Michael Tanner

Opera review: The Barbican’s Albert Herring was a perfect evening

With luck, the highlight of the Britten centenary will allow more people to recognise his operatic masterpiece

Puccini's "Tosca" at the Metropolitan Opera House Photo: Getty 
issue 30 November 2013

Of this year’s three musical birthday boys, Wagner has fared, in England, surprisingly well, Verdi inexplicably badly, and Britten, as was to be expected, has received the royal treatment. No one could have predicted, though, that the culmination of the celebrations would be as glorious as it was: a single semi-staged performance at the Barbican of what, in my minority opinion, is his operatic masterpiece, Albert Herring. Surely after attending it, or hearing it on Radio 3, that might become a majority opinion.

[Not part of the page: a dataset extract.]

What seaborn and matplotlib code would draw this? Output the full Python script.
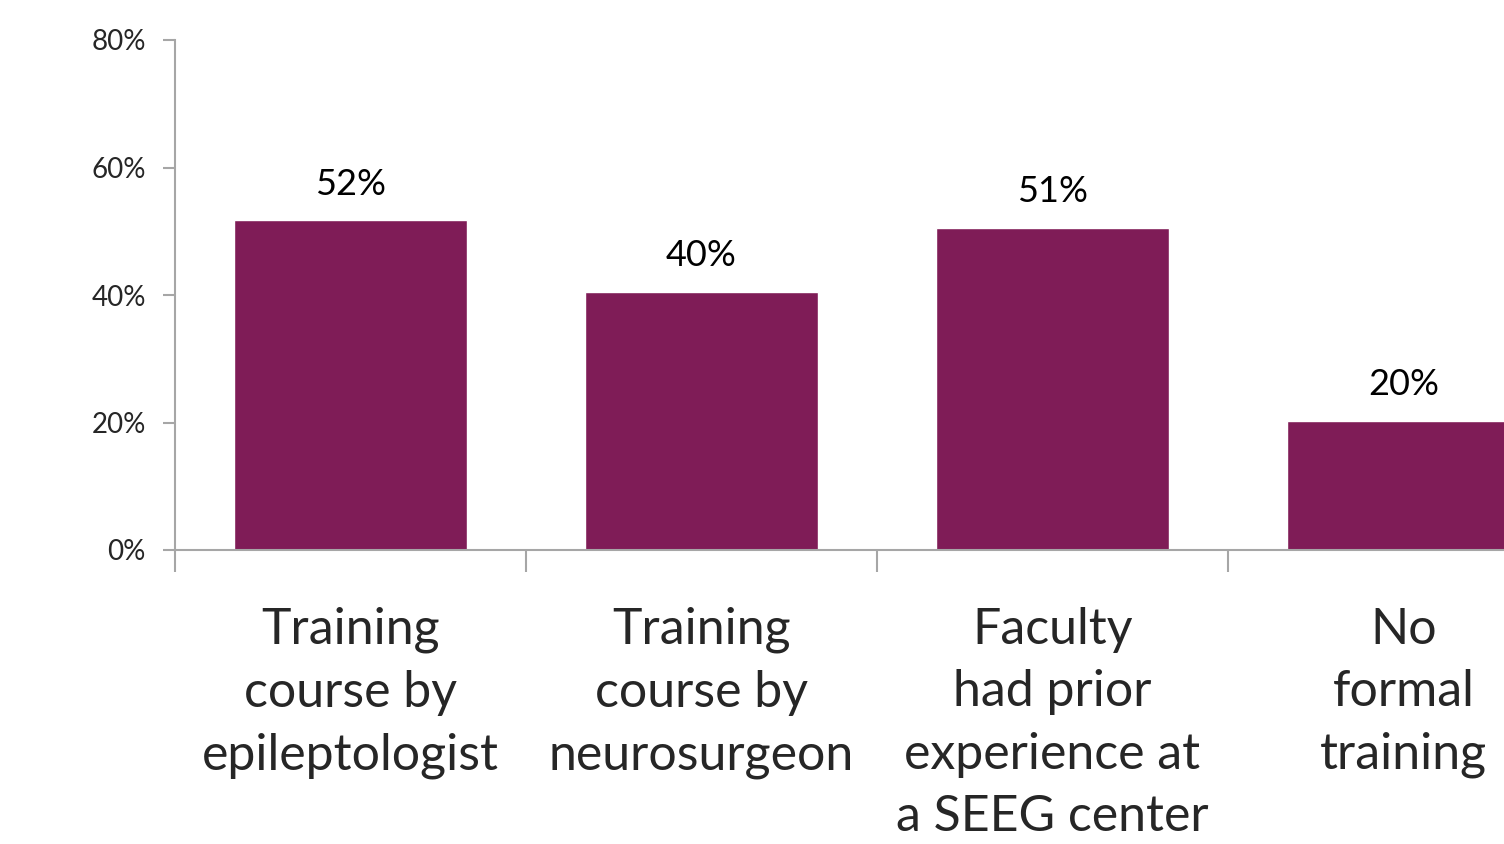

For what this performance revealed was a work that is inspired throughout, has no longueurs, which are to be found in almost all Britten’s other operas, even Peter Grimes, is cornucopian in its musical inventiveness, and, like all the very few truly great comedies, is unostentatiously serious, generous in its humanity, and leaves the responsive spectator glowing.

Several of Britten’s other operas are preferred to Herring mainly, I think, because they create a sense of unease, which is taken to be deeper than pleasure: Screw, Rape, Budd, Wingrave, Death in Venice, even Midsummer Night’s Dream, create feelings of perplexity, often and obviously connected with underlying and suppressed sexual pre-occupations.